The film also benefits from the complete and utter charm of the Guardians themselves. Chris Pratt’s puppy dog-turned-human qualities are familiar to anyone who enjoys the superlative Parks and Recreation. Zoe Saldana brings resolve but pathos to Gamora in her third sci-fi blockbuster franchise. Dave Bautista offers a near-perfect dry comic wit as the uber-literal Drax, a surprise even to those lapsed pro wrestling fans who witnessed his heydey in the ring. And all joking aside, Bradley Cooper really is the hidden gem of the movie as Rocket Raccoon. He nails Rocket’s sarcastic comments and perpetually belligerent nature, while also capturing the tragic and anguished dimensions of the character.
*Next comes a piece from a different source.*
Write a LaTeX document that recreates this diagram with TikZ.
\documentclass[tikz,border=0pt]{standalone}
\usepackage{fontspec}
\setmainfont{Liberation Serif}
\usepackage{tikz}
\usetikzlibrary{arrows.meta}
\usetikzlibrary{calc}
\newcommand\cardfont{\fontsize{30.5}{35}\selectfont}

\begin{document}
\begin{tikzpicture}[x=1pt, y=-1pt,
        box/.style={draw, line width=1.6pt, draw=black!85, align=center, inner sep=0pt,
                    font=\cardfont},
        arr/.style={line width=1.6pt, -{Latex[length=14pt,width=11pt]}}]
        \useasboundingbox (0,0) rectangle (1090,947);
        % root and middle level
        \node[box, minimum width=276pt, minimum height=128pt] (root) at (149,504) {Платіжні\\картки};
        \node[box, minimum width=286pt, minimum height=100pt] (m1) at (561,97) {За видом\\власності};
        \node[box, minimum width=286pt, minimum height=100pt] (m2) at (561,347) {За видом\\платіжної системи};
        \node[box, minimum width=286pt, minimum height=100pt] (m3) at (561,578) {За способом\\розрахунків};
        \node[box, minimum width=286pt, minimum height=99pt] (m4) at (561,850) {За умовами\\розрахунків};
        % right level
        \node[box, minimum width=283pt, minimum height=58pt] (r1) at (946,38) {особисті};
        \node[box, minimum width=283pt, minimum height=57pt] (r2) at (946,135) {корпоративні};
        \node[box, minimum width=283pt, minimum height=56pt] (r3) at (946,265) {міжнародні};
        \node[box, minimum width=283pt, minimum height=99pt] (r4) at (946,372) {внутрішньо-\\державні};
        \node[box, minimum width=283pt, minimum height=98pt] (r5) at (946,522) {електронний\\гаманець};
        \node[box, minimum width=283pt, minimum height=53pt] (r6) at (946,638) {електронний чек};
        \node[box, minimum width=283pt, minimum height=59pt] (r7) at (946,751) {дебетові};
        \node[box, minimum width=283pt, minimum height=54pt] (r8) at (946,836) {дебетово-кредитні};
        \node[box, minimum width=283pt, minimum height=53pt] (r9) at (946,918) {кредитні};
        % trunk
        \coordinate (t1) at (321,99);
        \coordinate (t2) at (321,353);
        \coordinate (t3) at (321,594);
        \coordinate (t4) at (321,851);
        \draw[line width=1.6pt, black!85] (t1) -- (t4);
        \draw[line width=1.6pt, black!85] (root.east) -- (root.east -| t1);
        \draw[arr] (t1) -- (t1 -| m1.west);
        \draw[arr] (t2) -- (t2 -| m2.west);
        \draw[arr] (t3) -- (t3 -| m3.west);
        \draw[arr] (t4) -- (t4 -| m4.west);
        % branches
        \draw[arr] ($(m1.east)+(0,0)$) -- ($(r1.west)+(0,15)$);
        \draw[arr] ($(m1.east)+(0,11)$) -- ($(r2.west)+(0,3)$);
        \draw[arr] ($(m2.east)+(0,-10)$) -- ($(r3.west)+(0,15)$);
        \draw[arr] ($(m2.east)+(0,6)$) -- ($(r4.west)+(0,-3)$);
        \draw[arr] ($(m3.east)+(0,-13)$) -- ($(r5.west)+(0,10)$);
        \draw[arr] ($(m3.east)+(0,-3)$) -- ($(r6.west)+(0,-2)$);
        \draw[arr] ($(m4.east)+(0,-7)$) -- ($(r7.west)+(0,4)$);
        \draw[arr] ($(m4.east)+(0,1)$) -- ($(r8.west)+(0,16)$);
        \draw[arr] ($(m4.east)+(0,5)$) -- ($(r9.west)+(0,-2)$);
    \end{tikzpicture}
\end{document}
Then, of course, there is Groot, who represents many of the best things about this movie. For one, the character is quietly (or tri-syllabically) the performative equal of his co-stars despite his vocal limitations. Vin Diesel may be in his seventh go-round of implausibly smashing cars together, but he has experience from his early role in The Iron Giant at taking grunts, groans, and halted speech patterns and turning them into the expressions of an endearing character, a talent on full display in Guardians.

 

Hang in there, buddy. You're about to be usurped via cuteness.

 

But Groot also represents the film’s visual acuity. The way the plant creature expands and contracts, unleashes unexpected beauty in the form of bioluminescent flowers, or offers a expectant, exuberant expression after whomping an entire room full of bad guys, shows how Guardians uses the tools in its aesthetic toolbox to convey character, not just thrills. It is a visually engaging movie, one where the robin’s egg blue of Yondu or the preternaturally clean yet colorful surroundings of the Nova Corps. make for a film that is as distinct in its palette and iconography as it is in its lightly-juvenile vibe.

That also contributes to the sense of place in the film. From the multicolored denizens of Xandar, to the hive of scum and villainy in the cranial confines of Knowhere, to the unique collection of miscreants among the Ravagers, almost from the word go, Guardians gives the viewer a sense of the ecosystem they’re stepping into. It’s a setting that stands apart from the rest of the M.C.U., offering a place where the Groots of the world are as unremarkable to the rest of the population as they are unusual.

But it’s also a place where the individuals within those somewhat conveniently found families will make sacrifices for one another. For all the triteness of Guardians’s themes, it nails the big moments when it really needs to, particularly in the third act where many bits set up earlier in the film pay off. From the group reluctantly resolving to fight Ronan, to Groot’s game-changing vocal variation and the gesture that follows, to the big, inevitable confrontation with the movie’s villain, Gunn finds a way to move the story along, but do so in a way that’s true to the rough-around-the-edges characters he’s crafted for the screen.

And if all of that should devolve into a dance contest that warrants genuine befuddlement in the midst of globe-threatening annihilation? All the better! That is the shine of Guardians of the Galaxy, a film that is content to tell a familiar story, but which adds such endearing texture, presents such charming characters, and freely belies the self-seriousness of its genre, that one cannot help but enjoy the star-blazing ride of it all.